Indeed, insofar as Tet was a defeat for the United States and for the South Vietnamese government, it was because the American media decided to represent it as such. It has become a cliché to say that Vietnam was a media war, but so it was. Much of the world media were hostile to American involvement from the start, particularly in France, which had fought and lost its own Vietnam war in 1946-54. The defeat of Dien Bien Phu rankled with the French and there were few who wanted to see the Americans win where they had failed.

It was, however, the American rather than the foreign media who decided on the verdict. The American media had begun by supporting the war. As it dragged on, however, without any end in sight and with the promised military victory constantly postponed, American newspapers and — critically — the evening television programmes began to treat war news as a bad story.

The media were extremely influential, particularly at such places as university campuses and the firesides of American families whose sons had been conscripted for service. When casualties of 150 a week began to be reported, the war began to be increasingly unpopular. President Johnson, who was temperamentally oversensitive to criticism, believed that one particular broadcast by Walter Cronkite in February 1968, just after Tet, lost him Middle America. "If I've lost Kronkite," he said to his staff, "I have lost the war."

President Bush must now expect that America's television anchormen will be looking for a similar opportunity to damage him. If they find it, the blame will be the President's alone.

The Vietnam war was not lost on the battlefield, but in the American media's treatment of news from the front line.
Posted by:tipper

#4  Yep it's the treasonous MSM that's the real enemy.
Posted by: Bright Pebbles in Blairistan   2006-10-21 13:47  

#3  This dumb MF'er. He reinforces Bush's point.

"The Vietnam war was not lost on the battlefield, but in the American media's treatment of news from the front line."

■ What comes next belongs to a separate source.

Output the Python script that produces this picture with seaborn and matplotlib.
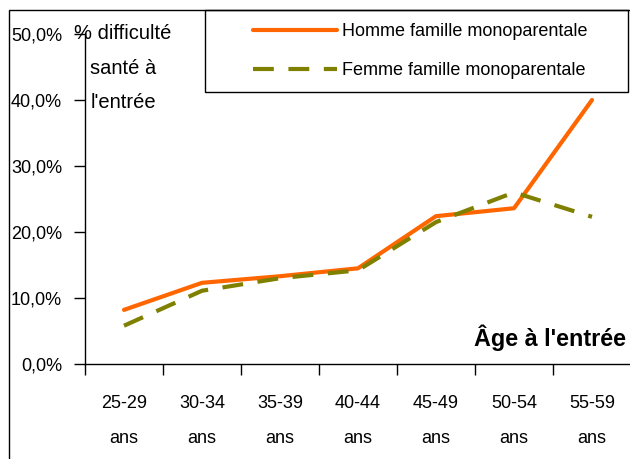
import numpy as np
import pandas as pd
import seaborn as sns
import matplotlib.pyplot as plt
from matplotlib.patches import Rectangle

# values (% with health difficulty at entry)
ages = ['25-29\nans', '30-34\nans', '35-39\nans', '40-44\nans',
        '45-49\nans', '50-54\nans', '55-59\nans']
homme = [8.2, 12.3, 13.3, 14.5, 22.4, 23.6, 40.0]
femme = [5.8, 11.1, 13.0, 14.2, 21.5, 26.0, 22.3]
series = ['Homme famille monoparentale', 'Femme famille monoparentale']
yticks = [0, 10, 20, 30, 40, 50]

df = pd.DataFrame({
    'age': ages * 2,
    'pct': homme + femme,
    'serie': [series[0]] * len(ages) + [series[1]] * len(ages),
})

sns.set_style('white')
plt.rcParams['font.family'] = ['Liberation Sans', 'DejaVu Sans']
for k in ['text.color', 'axes.labelcolor', 'xtick.color', 'ytick.color']:
    plt.rcParams[k] = 'black'

W, H = 630, 459
FS = 13
fig = plt.figure(figsize=(6.3, 4.59), dpi=100)
ax = fig.add_axes([85 / W, 1 - 364 / H, 546 / W, 330 / H])

sns.lineplot(data=df, x='age', y='pct', hue='serie', style='serie', ax=ax,
             palette={series[0]: '#FF6600', series[1]: '#808000'},
             dashes={series[0]: '', series[1]: (5, 3.5)},
             sort=False, lw=3, legend=True)

ax.set_xlim(-0.5, 6.5)
ax.set_ylim(0, 50)
ax.set_yticks(yticks)
ax.set_yticklabels([f'{v:.1f}%'.replace('.', ',') for v in yticks], fontsize=FS)
ax.set_xticks(range(len(ages)))
ax.set_xticklabels(ages, fontsize=FS)
for lab in ax.get_xticklabels():
    lab.set_linespacing(2.4)
ax.set_xticks(np.arange(-0.5, 7, 1), minor=True)
ax.tick_params(axis='x', which='major', length=0, pad=22)
ax.tick_params(axis='x', which='minor', bottom=True, length=8, width=1,
               direction='out', color='black')
ax.tick_params(axis='y', left=True, length=8, width=1, direction='out',
               color='black', pad=8.5)
ax.set_xlabel('')
ax.set_ylabel('')
for s in ['top', 'right']:
    ax.spines[s].set_visible(False)
for s in ['left', 'bottom']:
    ax.spines[s].set_color('black')
    ax.spines[s].set_linewidth(1)

handles, labels = ax.get_legend_handles_labels()
ax.legend(handles, labels, loc='upper left',
          bbox_to_anchor=(253 / W, 1 - 23 / H), bbox_transform=fig.transFigure,
          frameon=False, handlelength=4.65, handletextpad=0.28,
          fontsize=FS, labelspacing=1.22, borderpad=0, borderaxespad=0)

# outer chart frame and legend box
fig.patches.append(Rectangle((9 / W, -0.1), 1.0, 1 - 10 / H + 0.1,
                             transform=fig.transFigure, fill=False,
                             edgecolor='black', lw=1))
fig.patches.append(Rectangle((205 / W, 1 - 92 / H), 423 / W, 82 / H,
                             transform=fig.transFigure, fill=False,
                             edgecolor='black', lw=1))

fig.text(123 / W, 1 - 24 / H, "% difficulté\nsanté à\nl'entrée",
         ha='center', va='top', fontsize=14.5, linespacing=2.05)
fig.text(626 / W, 1 - 338 / H, "Âge à l'entrée", ha='right', va='center',
         fontsize=16.8, fontweight='bold')

fig.savefig('out.png', dpi=100)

That's what's going on now with MSM. Just look at that CNN shit. And, like then, the military is being held back by incompetent civilian leadership. This is Bush's real failure. He can't communicate with the American public. He should have said at the outset that Americans were going to inflict their wrath on this enemy , wherever it was found. And, that would mean unrestricted killing of those who wish harm to Americans. He should have said that it would result in loss of American soldiers, but the real toll would be on those enemies who would be guaranteed to lose millions in population. Had he done this initially, the public could have digested it, and would have supported it. Then, results could have been achieved. Now we're back in the Viet Nam pit. The MSM is doing their best to undermine the government, and most uninformed citizens are being led. And, this election may be lost. Just like for Johnson in '68.
Posted by: SpecOp35   2006-10-21 13:24  

#2  Those of us who do, need to educate those around us who may not see what's going on.
Posted by: lotp   2006-10-21 11:44  

#1  I think Dubya's point was that the current push by the jihadis and insurgents is similar to Tet: they hope to demoralize the folks at home by showing that the fighting can go on and on. Bush knows that the Tet offensive was a military disaster for the Viet Cong (not so much for the NVA), and he's aware of the publicity angle.

So the question is, if the current fighting is a Tet, will we be smart enough to recognize it?